_DATASET EXCERPT_.
□ □ □ □ □ □ □
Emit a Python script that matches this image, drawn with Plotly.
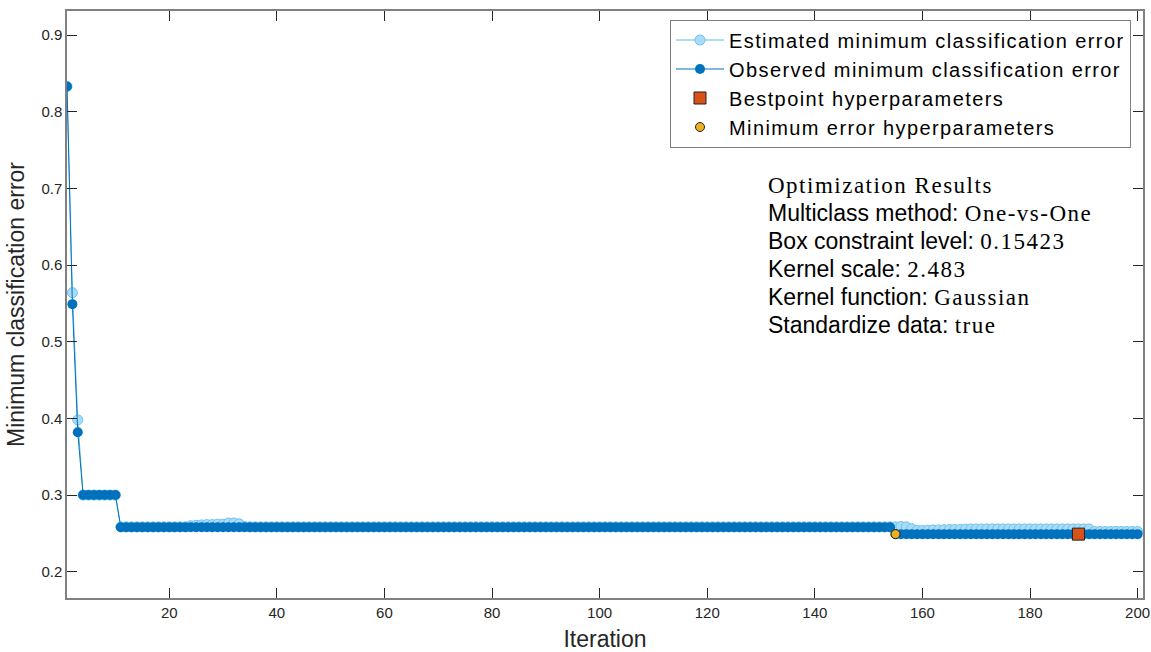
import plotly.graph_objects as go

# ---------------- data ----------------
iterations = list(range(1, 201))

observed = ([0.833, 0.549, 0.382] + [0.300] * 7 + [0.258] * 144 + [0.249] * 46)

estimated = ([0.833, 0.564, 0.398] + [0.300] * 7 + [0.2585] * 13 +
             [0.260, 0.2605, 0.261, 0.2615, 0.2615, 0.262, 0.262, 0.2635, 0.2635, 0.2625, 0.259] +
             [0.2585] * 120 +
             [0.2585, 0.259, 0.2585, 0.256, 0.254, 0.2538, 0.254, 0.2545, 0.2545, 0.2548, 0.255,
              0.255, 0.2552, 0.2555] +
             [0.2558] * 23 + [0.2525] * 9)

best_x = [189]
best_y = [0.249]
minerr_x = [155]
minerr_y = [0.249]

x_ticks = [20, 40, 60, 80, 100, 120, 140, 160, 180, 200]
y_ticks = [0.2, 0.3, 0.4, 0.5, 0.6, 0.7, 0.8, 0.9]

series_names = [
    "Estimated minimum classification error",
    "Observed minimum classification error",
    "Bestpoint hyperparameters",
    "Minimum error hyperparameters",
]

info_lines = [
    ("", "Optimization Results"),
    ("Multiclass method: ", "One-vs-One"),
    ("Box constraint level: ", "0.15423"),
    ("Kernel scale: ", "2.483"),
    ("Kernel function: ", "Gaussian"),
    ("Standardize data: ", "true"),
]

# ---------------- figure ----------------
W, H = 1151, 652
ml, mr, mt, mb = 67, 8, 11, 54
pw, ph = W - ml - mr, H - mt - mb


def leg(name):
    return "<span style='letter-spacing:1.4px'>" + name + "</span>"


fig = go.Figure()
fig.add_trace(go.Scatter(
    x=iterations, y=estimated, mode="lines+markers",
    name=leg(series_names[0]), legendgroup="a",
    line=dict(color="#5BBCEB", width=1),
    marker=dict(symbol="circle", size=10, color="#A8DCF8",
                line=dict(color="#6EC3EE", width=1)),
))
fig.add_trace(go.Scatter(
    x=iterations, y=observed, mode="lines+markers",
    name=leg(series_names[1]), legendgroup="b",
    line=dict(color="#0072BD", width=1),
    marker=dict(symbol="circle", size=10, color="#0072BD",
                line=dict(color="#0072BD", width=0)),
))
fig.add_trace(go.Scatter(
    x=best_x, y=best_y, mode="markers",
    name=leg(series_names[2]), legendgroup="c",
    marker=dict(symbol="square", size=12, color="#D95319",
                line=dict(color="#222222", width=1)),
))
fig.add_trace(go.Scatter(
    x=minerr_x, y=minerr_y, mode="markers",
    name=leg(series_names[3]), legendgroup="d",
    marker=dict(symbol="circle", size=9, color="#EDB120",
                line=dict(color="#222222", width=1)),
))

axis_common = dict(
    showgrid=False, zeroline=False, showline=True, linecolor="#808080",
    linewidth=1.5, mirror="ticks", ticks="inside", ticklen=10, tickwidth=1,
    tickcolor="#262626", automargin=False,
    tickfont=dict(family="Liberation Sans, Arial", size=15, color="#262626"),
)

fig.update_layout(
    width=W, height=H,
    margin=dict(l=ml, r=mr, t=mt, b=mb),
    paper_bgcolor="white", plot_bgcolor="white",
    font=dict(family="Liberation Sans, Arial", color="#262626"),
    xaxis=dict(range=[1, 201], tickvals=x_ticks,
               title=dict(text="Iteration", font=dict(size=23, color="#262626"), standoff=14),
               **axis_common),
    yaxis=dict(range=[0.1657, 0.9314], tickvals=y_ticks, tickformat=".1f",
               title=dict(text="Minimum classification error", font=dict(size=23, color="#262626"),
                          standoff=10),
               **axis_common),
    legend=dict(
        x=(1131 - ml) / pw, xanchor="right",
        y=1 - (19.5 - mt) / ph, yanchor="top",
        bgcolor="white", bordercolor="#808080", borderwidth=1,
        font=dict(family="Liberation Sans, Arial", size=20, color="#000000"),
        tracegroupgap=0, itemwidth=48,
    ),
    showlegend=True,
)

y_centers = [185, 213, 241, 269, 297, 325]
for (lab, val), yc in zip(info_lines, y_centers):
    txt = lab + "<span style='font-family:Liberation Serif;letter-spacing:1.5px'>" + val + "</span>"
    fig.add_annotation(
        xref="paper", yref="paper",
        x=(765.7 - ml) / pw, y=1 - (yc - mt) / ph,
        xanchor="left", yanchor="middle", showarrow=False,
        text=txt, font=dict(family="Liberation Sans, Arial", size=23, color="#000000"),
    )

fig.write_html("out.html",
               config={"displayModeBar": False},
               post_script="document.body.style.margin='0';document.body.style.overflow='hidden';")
□ □ □ □ □ □ □
_PROBLEM TO WORK ON_. Starting at the top of the listing above, reproduce each line up to and including the one with "y_ticks = [0.2, 0.3, 0.4, 0.5, 0.6, 0.7, 0.8, 0.9]"; omit the pictures.

_SOLVED PROBLEM_.
Emit a Python script that matches this image, drawn with Plotly.
import plotly.graph_objects as go

# ---------------- data ----------------
iterations = list(range(1, 201))

observed = ([0.833, 0.549, 0.382] + [0.300] * 7 + [0.258] * 144 + [0.249] * 46)

estimated = ([0.833, 0.564, 0.398] + [0.300] * 7 + [0.2585] * 13 +
             [0.260, 0.2605, 0.261, 0.2615, 0.2615, 0.262, 0.262, 0.2635, 0.2635, 0.2625, 0.259] +
             [0.2585] * 120 +
             [0.2585, 0.259, 0.2585, 0.256, 0.254, 0.2538, 0.254, 0.2545, 0.2545, 0.2548, 0.255,
              0.255, 0.2552, 0.2555] +
             [0.2558] * 23 + [0.2525] * 9)

best_x = [189]
best_y = [0.249]
minerr_x = [155]
minerr_y = [0.249]

x_ticks = [20, 40, 60, 80, 100, 120, 140, 160, 180, 200]
y_ticks = [0.2, 0.3, 0.4, 0.5, 0.6, 0.7, 0.8, 0.9]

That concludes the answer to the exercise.